- Miles Hedley
CHURCHFITTERS at Mycenae House
Updated: May 20, 2019
Pound for pound, folk music has more than its fair share of virtuosi - but can sometimes come across as rather worthy, a strange backwater populated by purists and pedants. Which is why we need Churchfitters.
Multi-instrumentalist and singer Rosie Short, her fiddle-playing brother Chris and Breton bassist/inventor Boris Lebret are among the best musicians anywhere today. They are also among the most entertaining, as a gig at Mycenae House showed so eloquently.
In fact, Rosie and Chris told so many excellent stories about growing up in Croydon and their adventures on the road since then that they often forget to tell us the titles of the songs they were performing.
Not that it spoilt our enjoyment – their set-list was simply too amazing for that as they bombarded us with traditional reels, ballads, laments and original compositions played on violin, mandolin, ukulele, tin whistle, banjo, soprano sax, percussion and bass.

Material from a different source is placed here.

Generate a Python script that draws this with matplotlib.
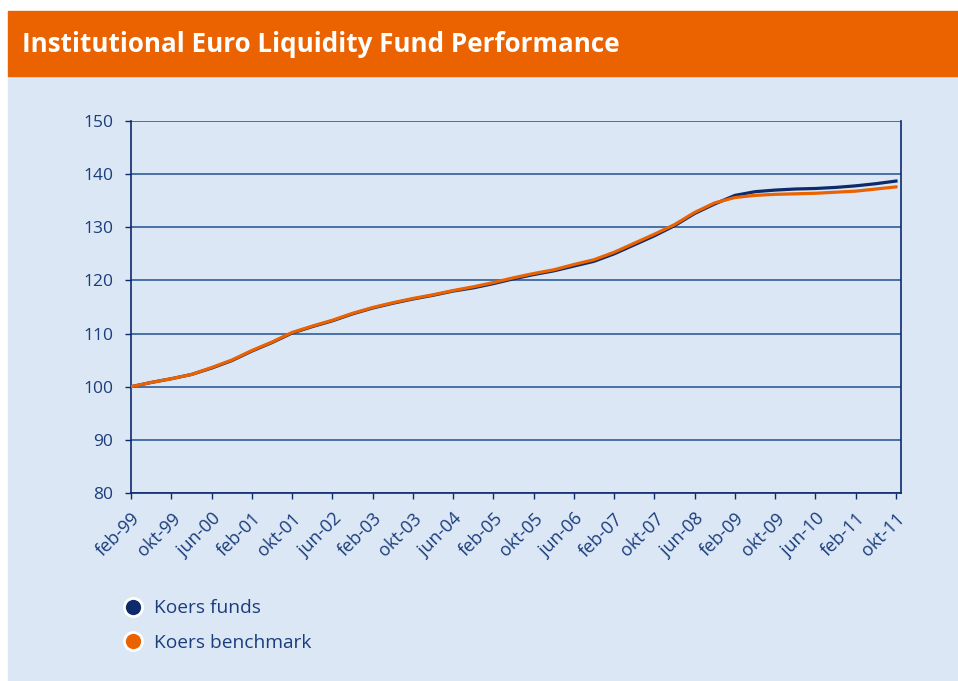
import matplotlib
matplotlib.use("Agg")
import matplotlib.pyplot as plt
from matplotlib.patches import Rectangle
from matplotlib.lines import Line2D

# Maanden sinds feb-99 en koersen
maanden = [0, 4, 8, 12, 16, 20, 24, 28, 32, 36, 40, 44, 48, 52, 56, 60, 64, 68,
           72, 76, 80, 84, 88, 92, 96, 100, 104, 108, 112, 116, 120, 124, 128,
           132, 136, 140, 144, 148, 152]
koers_funds = [100.0, 100.8, 101.5, 102.3, 103.5, 104.9, 106.7, 108.3, 110.1,
               111.3, 112.4, 113.7, 114.8, 115.7, 116.5, 117.2, 118.0, 118.6,
               119.4, 120.3, 121.1, 121.8, 122.7, 123.6, 125.0, 126.7, 128.4,
               130.3, 132.6, 134.4, 136.0, 136.7, 137.0, 137.2, 137.3, 137.5,
               137.8, 138.2, 138.7]
koers_benchmark = [100.0, 100.8, 101.5, 102.3, 103.6, 105.0, 106.8, 108.4, 110.2,
                   111.4, 112.5, 113.8, 114.9, 115.8, 116.6, 117.3, 118.1, 118.8,
                   119.6, 120.5, 121.3, 122.0, 123.0, 123.9, 125.3, 127.0, 128.7,
                   130.5, 132.8, 134.6, 135.6, 136.0, 136.2, 136.3, 136.4, 136.6,
                   136.8, 137.2, 137.6]

tick_maanden = list(range(0, 153, 8))
tick_labels = ["feb-99", "okt-99", "jun-00", "feb-01", "okt-01", "jun-02", "feb-03",
               "okt-03", "jun-04", "feb-05", "okt-05", "jun-06", "feb-07", "okt-07",
               "jun-08", "feb-09", "okt-09", "jun-10", "feb-11", "okt-11"]

ORANJE = "#EB6200"
NAVY = "#0D2A6B"
BLAUW_BG = "#DCE7F5"
GRID = "#2F5C98"
TEKST = "#1A3D7C"

plt.rcParams["font.family"] = ["Open Sans", "DejaVu Sans"]

fig = plt.figure(figsize=(9.58, 6.81), dpi=100)
fig.patch.set_facecolor("white")
W, H = 958, 681

# achtergrond panelen
fig.patches.append(Rectangle((8 / W, 0), 1 - 8 / W, 1 - 76 / H,
                             transform=fig.transFigure, color=BLAUW_BG, zorder=-2))
fig.patches.append(Rectangle((8 / W, 1 - 76 / H), 1 - 8 / W, 65 / H,
                             transform=fig.transFigure, color=ORANJE, zorder=-2))
fig.text(22 / W, 1 - 45 / H, "Institutional Euro Liquidity Fund Performance",
         color="white", fontsize=18.7, fontweight="bold", va="center", ha="left")

ax = fig.add_axes([131 / W, 1 - 493 / H, 770 / W, 372 / H])
ax.set_facecolor(BLAUW_BG)

ax.plot(maanden, koers_funds, color=NAVY, lw=2.3, zorder=3)
ax.plot(maanden, koers_benchmark, color=ORANJE, lw=2.3, zorder=4)

ax.set_xlim(0, 153)
ax.set_ylim(80, 150)
ax.set_yticks(range(80, 151, 10))
ax.yaxis.grid(True, color=GRID, lw=1.2)
ax.set_axisbelow(True)
ax.set_xticks(tick_maanden)
ax.set_xticklabels(tick_labels, rotation=45, ha="right", rotation_mode="anchor")

for s in ["left", "bottom", "right", "top"]:
    ax.spines[s].set_color(NAVY)
    ax.spines[s].set_linewidth(1.2)
ax.spines["top"].set_visible(False)
ax.tick_params(colors=NAVY, labelcolor=TEKST, length=4, width=1)
ax.tick_params(axis="y", labelsize=12.5, pad=9)
ax.tick_params(axis="x", labelsize=13, pad=8)

handles = [Line2D([], [], marker="o", ls="none", markersize=13, markerfacecolor=NAVY,
                  markeredgecolor="white", markeredgewidth=2),
           Line2D([], [], marker="o", ls="none", markersize=13, markerfacecolor=ORANJE,
                  markeredgecolor="white", markeredgewidth=2)]
leg = fig.legend(handles, ["Koers funds", "Koers benchmark"], loc="upper left",
                 bbox_to_anchor=(104 / W, 1 - 582 / H), frameon=False,
                 fontsize=13.8, handletextpad=0.5, labelspacing=0.85, handlelength=1.2)
for t in leg.get_texts():
    t.set_color(TEKST)

fig.savefig("out.png", dpi=100, facecolor=fig.get_facecolor())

And speaking of bass… Boris makes all his own instruments and those on show at Mycenae House included an upright made from a motorcycle petrol tank, a bazouki hybrid fashioned from two Mercedes Benz hubcaps and a bass with a briefcase body.
He also used a funky low-register thumb-piano created from a frying pan and some old hacksaw blades. Its sound was astonishing - and was made even more so by Chris accompanying it on a musical saw.
The Churchfitters’ set itself was a wonderful mixed bag of moods, from Rosie’s lovely Be Not Afraid to medleys of reels written by Chris, one of which included a witty nod to cricket with a few bars of Booker T’s Soul Limbo, the old theme of BBC TV’s test match coverage.
Chris and Rosie have an almost telepathic understanding when they are performing, especially while duetting on fiddle and whistle. They also have a gift for fusion, demonstrated to best effect when Rosie picked up her soprano sax and turned what had been a folkie reel into a piece of pure jazz.
They rounded off the first half with a traditional song about Lady Luck that ended in Rosie and Boris playing a jaunty duet on brushes and wobble-board.
The second half included an upbeat version of Johnny Was A Shoemaker, which featured a beat provided by Boris’s miked-up shoes, a burst of rock and roll that segued into a traditional jig and – my favourite – a fabulous bluegrass take on the gleefully gory Cut Her Throat.
The trio encored with Sing, a gorgeous elegy to Chris and Rosie’s dad with its moving refrain: “Sing for our time on earth, sing for all we’re worth, old friends, old friends.”
In the course of this sensational evening, Churchfitters made us laugh, made us cry, made us sing along and made us want to dance. What more could anyone ask?